I’m cautious to give personal trackers such weighted credit when assessing my own self-awareness, but the article claims that warbles aren’t telling us what to do, just helping us form new habits.
While setting an intention isn’t the same as thing as paying attention, setting a goal, an intention, does require greater attention to all contributing factors. As humans, we’re the one’s setting intentions, but technology can focuses our attentiveness toward that goal. For instance, the article explains that wearables allow us to, say, be healthier by alerting us to daily calorie counts or steps taken.
More interesting, the article noted a study explaining that “50% of people who use wearables stop after 6 months, and the industry sees this as a failure” but in “some ethnographic interviews, people said that they learn what 10,000 steps feels like and simply don’t need the device anymore,” deeming this evidence as “ a success story”.
It seems like a plausibly optimistic assumption: We aren’t becoming more dependent on technology. We’re actually using technology to teach us how to be more self-aware, in this case, by learning how we feel after a certain interval of exercise.

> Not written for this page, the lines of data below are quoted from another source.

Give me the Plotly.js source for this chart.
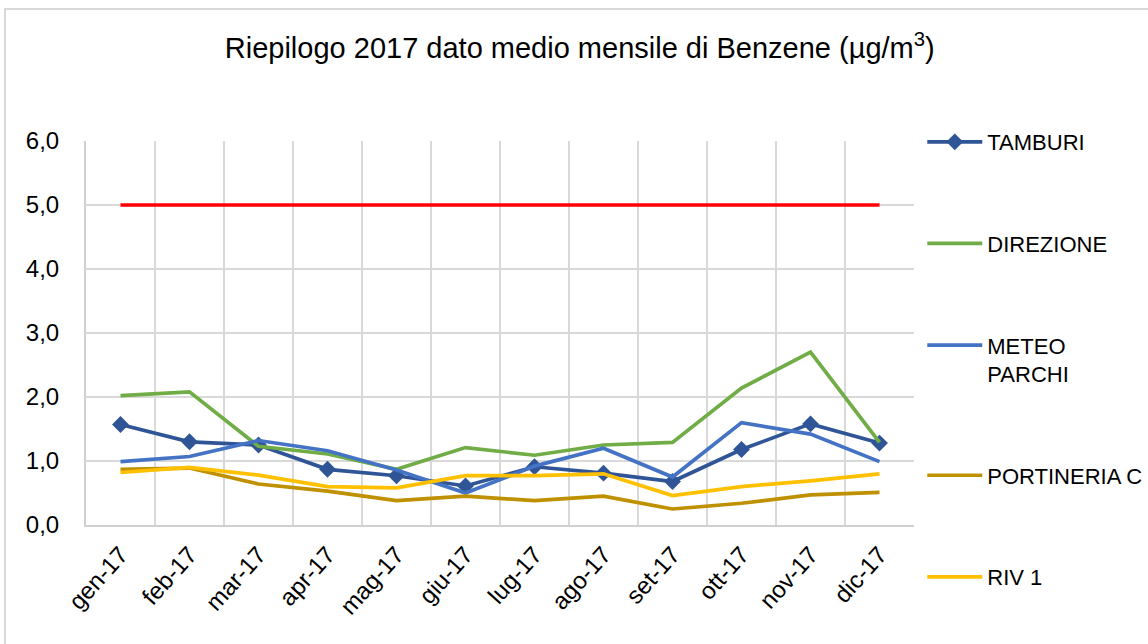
<!DOCTYPE html>
<html>
<head>
<meta charset="utf-8">
<script src="https://cdn.plot.ly/plotly-3.0.1.min.js"></script>
<style>
html,body{margin:0;padding:0;background:#fff;overflow:hidden;}
#frame{position:absolute;left:4px;top:8px;width:1160px;height:660px;border:2px solid #d9d9d9;box-sizing:border-box;}
#chart{position:absolute;left:0;top:0;width:1148px;height:644px;}
</style>
</head>
<body>
<div id="frame"></div>
<div id="chart"></div>
<script>
const months = ['gen-17','feb-17','mar-17','apr-17','mag-17','giu-17','lug-17','ago-17','set-17','ott-17','nov-17','dic-17'];
const tamburi    = [1.57,1.30,1.25,0.87,0.77,0.61,0.91,0.81,0.68,1.18,1.58,1.28];
const direzione  = [2.02,2.08,1.23,1.11,0.87,1.21,1.09,1.25,1.29,2.14,2.70,1.29];
const meteoParchi= [0.99,1.07,1.32,1.16,0.86,0.50,0.92,1.20,0.75,1.60,1.42,0.99];
const portineria = [0.87,0.89,0.64,0.53,0.38,0.45,0.38,0.45,0.25,0.34,0.47,0.51];
const riv1       = [0.82,0.90,0.78,0.60,0.58,0.77,0.77,0.80,0.46,0.60,0.69,0.80];
const limite     = [5,5,5,5,5,5,5,5,5,5,5,5];
const yTicks = [0,1,2,3,4,5,6];
const yTickText = ['0,0','1,0','2,0','3,0','4,0','5,0','6,0'];

const font = 'Liberation Sans, Arial, sans-serif';
const traces = [
  {name:'TAMBURI', y:tamburi, color:'#2F5597', marker:true},
  {name:'DIREZIONE', y:direzione, color:'#70AD47'},
  {name:'METEO<br>PARCHI', y:meteoParchi, color:'#4472C4'},
  {name:'PORTINERIA C', y:portineria, color:'#BF9000'},
  {name:'RIV 1', y:riv1, color:'#FFC000'},
  {name:'Limite', y:limite, color:'#FF0000', showlegend:false}
].map((t,i)=>({
  type:'scatter',
  x:months, y:t.y, name:t.name,
  mode: t.marker ? 'lines+markers' : 'lines',
  line:{color:t.color, width:3.7},
  marker:{symbol:'diamond', size:13, color:t.color},
  showlegend: t.showlegend !== false,
  legendgroup:'g'+i,
  hoverinfo:'skip'
}));

const layout = {
  width:1148, height:644,
  margin:{l:86, r:234, t:141, b:119, autoexpand:false},
  paper_bgcolor:'rgba(0,0,0,0)', plot_bgcolor:'#fff',
  title:{text:'Riepilogo 2017 dato medio mensile di Benzene (µg/m<sup>3</sup>)',
         font:{family:font, size:29, color:'#000'}, x:0.505, xanchor:'center', y:0.925, yanchor:'middle'},
  xaxis:{type:'category', tickson:'boundaries', showgrid:true, gridcolor:'#d9d9d9', gridwidth:1.3,
         showline:true, linecolor:'#d0d0d0', linewidth:2, ticks:'', tickangle:-48,
         tickfont:{family:font, size:24, color:'#000'}, range:[-0.5,11.5], zeroline:false, automargin:false,
         ticklabelstandoff:4},
  yaxis:{range:[0,6], tickvals:yTicks, ticktext:yTickText, showgrid:true, gridcolor:'#d9d9d9', gridwidth:1.3,
         showline:true, linecolor:'#d0d0d0', linewidth:2, ticks:'', zeroline:false, automargin:false,
         tickfont:{family:font, size:24, color:'#000'}, ticklabelstandoff:20},
  legend:{x:1.01, xanchor:'left', y:1.052, yanchor:'top', traceorder:'grouped', tracegroupgap:70,
          maxheight:620,
          font:{family:font, size:22, color:'#000'}, itemwidth:55, valign:'top', bgcolor:'rgba(0,0,0,0)'},
  showlegend:true
};
Plotly.newPlot('chart', traces, layout, {displayModeBar:false, staticPlot:true});
</script>
</body>
</html>
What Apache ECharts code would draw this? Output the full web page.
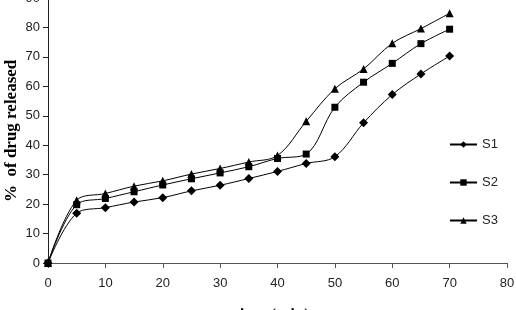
<!DOCTYPE html>
<html>
<head>
<meta charset="utf-8">
<script src="https://cdn.jsdelivr.net/npm/echarts@6/dist/echarts.min.js"></script>
<style>
  html, body { margin: 0; padding: 0; background: #fff; }
  #main { width: 516px; height: 310px; }
</style>
</head>
<body>
<div id="main"></div>
<script>
var times = [0, 5, 10, 15, 20, 25, 30, 35, 40, 45, 50, 55, 60, 65, 70];
var s1 = [0, 16.9, 18.8, 20.7, 22.2, 24.5, 26.4, 28.7, 31.1, 33.8, 36.1, 47.6, 57.2, 64.2, 70.3];
var s2 = [0, 19.8, 21.9, 24.2, 26.5, 28.6, 30.6, 32.7, 35.5, 37.0, 52.9, 61.4, 67.8, 74.5, 79.4];
var s3 = [0, 21.3, 23.6, 26.1, 27.9, 30.2, 32.1, 34.3, 36.5, 48.1, 59.2, 65.9, 74.6, 79.6, 84.8];

var myChart = echarts.init(document.getElementById('main'));

function pairs(ys) {
    return times.map(function (t, i) { return [t, ys[i]]; });
}

function mkSeries(name, ys, sym, size) {
    return {
        name: name,
        type: 'line',
        data: pairs(ys),
        smooth: 0.35,
        symbol: sym,
        symbolSize: size,
        showAllSymbol: true,
        lineStyle: { color: '#000', width: 1 },
        itemStyle: { color: '#000' }
    };
}

var axisFont = { fontFamily: 'Liberation Sans, Arial, sans-serif', fontSize: 13, color: '#222' };

var option = {
    animation: false,
    backgroundColor: '#fff',
    grid: { left: 48, right: 9, top: -2, bottom: 47, outerBoundsMode: 'none', containLabel: false },
    xAxis: {
        type: 'value',
        min: 0, max: 80, interval: 10,
        axisLine: { lineStyle: { color: '#555', width: 1 } },
        axisTick: { show: true, length: 5, inside: false, lineStyle: { color: '#555' } },
        axisLabel: Object.assign({ margin: 14 }, axisFont),
        splitLine: { show: false }
    },
    yAxis: {
        type: 'value',
        min: 0, max: 90, interval: 10,
        axisLine: { show: true, lineStyle: { color: '#222', width: 1 } },
        axisTick: { show: true, length: 5, lineStyle: { color: '#222' } },
        axisLabel: Object.assign({ margin: 8 }, axisFont),
        splitLine: { show: false }
    },
    legend: {
        orient: 'vertical',
        left: 444,
        top: 133,
        itemWidth: 27,
        itemHeight: 8,
        itemGap: 25,
        textStyle: { fontFamily: 'Liberation Sans, Arial, sans-serif', fontSize: 13, color: '#222' },
        data: ['S1', 'S2', 'S3']
    },
    graphic: [
        {
            type: 'text',
            x: 3, y: 202,
            rotation: Math.PI / 2,
            style: {
                text: '%  of drug released',
                font: 'bold 17px "Liberation Serif", "Times New Roman", serif',
                fill: '#000'
            }
        },
        {
            type: 'text',
            x: 234,
            y: 307,
            style: {
                text: 'time (min)',
                font: 'bold 17px "Liberation Serif", "Times New Roman", serif',
                fill: '#000'
            }
        }
    ],
    series: [
        mkSeries('S1', s1, 'diamond', 9),
        mkSeries('S2', s2, 'rect', 7),
        mkSeries('S3', s3, 'triangle', 8)
    ]
};

myChart.setOption(option);
</script>
</body>
</html>
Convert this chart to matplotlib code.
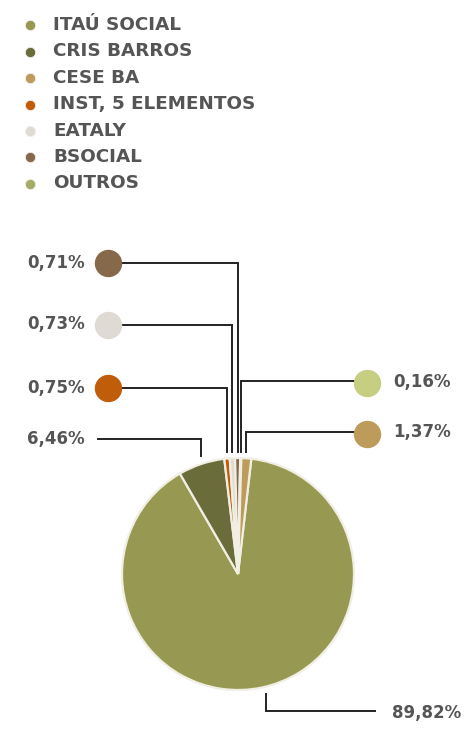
import numpy as np
import matplotlib
matplotlib.use('Agg')
import matplotlib.pyplot as plt

# data (legend order)
names = ['ITAÚ SOCIAL', 'CRIS BARROS', 'CESE BA', 'INST, 5 ELEMENTOS', 'EATALY', 'BSOCIAL', 'OUTROS']
values = [89.82, 6.46, 1.37, 0.75, 0.73, 0.71, 0.16]
labels = ['89,82%', '6,46%', '1,37%', '0,75%', '0,73%', '0,71%', '0,16%']
colors = ['#979852', '#6a6d3a', '#bd9b5b', '#c05d0a', '#dfdbd4', '#86694b', '#a6ab67']
label_dot_colors = [None, None, '#bd9b5b', '#c05d0a', '#dfdbd4', '#86694b', '#c5ce81']
# order of the wedges clockwise
draw_order = [0, 1, 3, 4, 5, 6, 2]

txt = '#555555'
font = dict(family=['DejaVu Sans'], fontweight='bold', color=txt)

fig = plt.figure(figsize=(4.66, 7.38), dpi=100)
ax = fig.add_axes([0, 0, 1, 1])

H = 738
cx, cy, r = 238, H - 574, 116

vals = [values[i] for i in draw_order]
wedges, _ = ax.pie(vals, colors=[colors[i] for i in draw_order], startangle=83.4,
                   counterclock=False, center=(cx, cy), radius=r, frame=True,
                   wedgeprops=dict(edgecolor='#f1eee4', linewidth=1.6))

# mid angle of each wedge
mid = {}
for i, w in zip(draw_order, wedges):
    mid[i] = np.deg2rad((w.theta1 + w.theta2) / 2)

# legend
leg_y = [25, 51.5, 78, 104.5, 131, 157, 183.5]
for k in range(len(names)):
    ax.scatter([30], [H - leg_y[k]], s=55, color=colors[k], edgecolors='#f3f0ea', linewidths=0.6, zorder=3)
    ax.text(53, H - leg_y[k], names[k], fontsize=13.2, va='center', ha='left', **font)

lc = '#222222'
lw = 1.4
line_bottom = H - 452
fs = 12

# left labels with dots: inst, eataly, bsocial
left = {3: 388, 4: 324.5, 5: 263}
for i, yy in left.items():
    x = cx + r * np.cos(mid[i])
    ax.plot([121, x, x], [H - yy, H - yy, line_bottom], color=lc, lw=lw, solid_joinstyle='miter')
    ax.scatter([108], [H - yy], s=350, color=label_dot_colors[i], zorder=3)
    ax.text(85, H - yy, labels[i], fontsize=fs, va='center', ha='right', **font)

# right labels: cese, outros
right = {2: 431.5, 6: 381}
for i, yy in right.items():
    x = cx + r * np.cos(mid[i])
    ax.plot([x, x, 354], [line_bottom, H - yy, H - yy], color=lc, lw=lw, solid_joinstyle='miter')
    ax.scatter([367], [H - yy - 2], s=350, color=label_dot_colors[i], zorder=3)
    ax.text(393, H - yy - 1, labels[i], fontsize=fs, va='center', ha='left', **font)

# cris barros
x = cx + r * np.cos(mid[1])
ax.plot([98, x, x], [H - 439, H - 439, H - 456], color=lc, lw=lw, solid_joinstyle='miter')
ax.text(85, H - 439, labels[1], fontsize=fs, va='center', ha='right', **font)

# itau
ax.plot([266, 266, 375], [H - 694, H - 711, H - 711], color=lc, lw=lw, solid_joinstyle='miter')
ax.text(392, H - 713, labels[0], fontsize=fs, va='center', ha='left', **font)

ax.set_xlim(0, 466)
ax.set_ylim(0, H)
ax.set_aspect('auto')
ax.axis('off')

plt.savefig('out.png', dpi=100)
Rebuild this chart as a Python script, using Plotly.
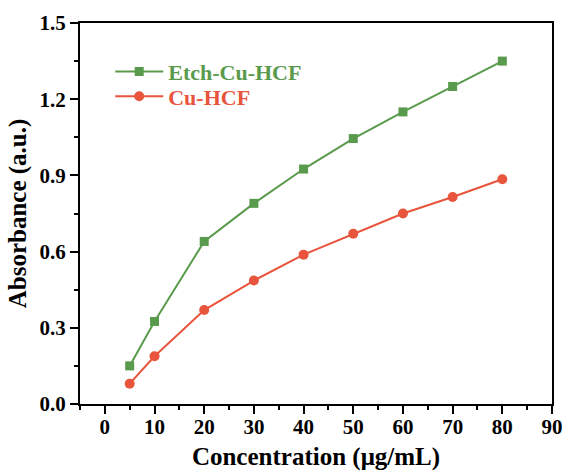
import plotly.graph_objects as go

conc = [5, 10, 20, 30, 40, 50, 60, 70, 80]
etch_cu_hcf = [0.15, 0.325, 0.64, 0.79, 0.925, 1.045, 1.15, 1.25, 1.35]
cu_hcf = [0.08, 0.188, 0.37, 0.486, 0.588, 0.67, 0.75, 0.815, 0.885]

x_ticks = [0, 10, 20, 30, 40, 50, 60, 70, 80, 90]
y_ticks = [0.0, 0.3, 0.6, 0.9, 1.2, 1.5]
y_ticktext = ["0.0", "0.3", "0.6", "0.9", "1.2", "1.5"]

green = "#5a9a4c"
red = "#e8543c"
font_family = "Liberation Serif, Times New Roman, serif"

fig = go.Figure()
fig.add_trace(go.Scatter(
    x=conc, y=etch_cu_hcf, mode="lines+markers",
    name=f"<span style='color:{green}'><b>Etch-Cu-HCF</b></span>",
    line=dict(color=green, width=2),
    marker=dict(symbol="square", size=9, color=green),
    legend="legend", showlegend=True,
))
fig.add_trace(go.Scatter(
    x=conc, y=cu_hcf, mode="lines+markers",
    name=f"<span style='color:{red}'><b>Cu-HCF</b></span>",
    line=dict(color=red, width=2),
    marker=dict(symbol="circle", size=10, color=red),
    legend="legend2", showlegend=True,
))

axis_common = dict(
    showline=True, linecolor="black", linewidth=2, mirror=True,
    ticks="outside", ticklen=8, tickwidth=2, tickcolor="black",
    showgrid=False, zeroline=False, automargin=False,
    tickfont=dict(family=font_family, size=21, color="black", weight="bold"),
)

legend_common = dict(
    x=0.064, xanchor="left", yanchor="middle",
    bgcolor="rgba(0,0,0,0)", borderwidth=0,
    font=dict(family=font_family, size=22),
    itemwidth=48,
)

fig.update_layout(
    width=565, height=471,
    margin=dict(l=80, r=13, t=23, b=67),
    paper_bgcolor="white", plot_bgcolor="white",
    font=dict(family=font_family, color="black"),
    showlegend=True,
    xaxis=dict(
        **axis_common,
        range=[-5, 90], tickvals=x_ticks,
        ticklabelstandoff=-5,
        minor=dict(ticks="outside", ticklen=4, tickwidth=2, tickcolor="black", dtick=5, tick0=-5),
        title=dict(text="<b>Concentration (μg/mL)</b>", font=dict(family=font_family, size=25, color="black"), standoff=9),
    ),
    yaxis=dict(
        **axis_common,
        range=[0, 1.5], tickvals=y_ticks, ticktext=y_ticktext,
        minor=dict(ticks="outside", ticklen=4, tickwidth=2, tickcolor="black", dtick=0.15, tick0=0),
        title=dict(text="<b>Absorbance (a.u.)</b>", font=dict(family=font_family, size=25, color="black"), standoff=6),
    ),
    legend=dict(**legend_common, y=0.872),
    legend2=dict(**legend_common, y=0.807),
)

fig.write_html("out.html")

Another journalist and author of “Keeping Track: Personal Informatics, Self-Regulation and the Data-Driven Life,” claims wearables can, in fact, be exceedingly prescriptive. Instead of offering a dashboard of data, some devices are simply advising wears to do something from an aggregation of data points and then assuming such assessments are in the wearers best interest. The human is cut out of the analysis process. Should we be so trusting of technology? In this instance, wearables are said to encourage action not just attention.
I suppose it depends on the individual and the particular device, but let’s hope wearables keep us aware of our own questions rather than acting to the beat of a device’s drum.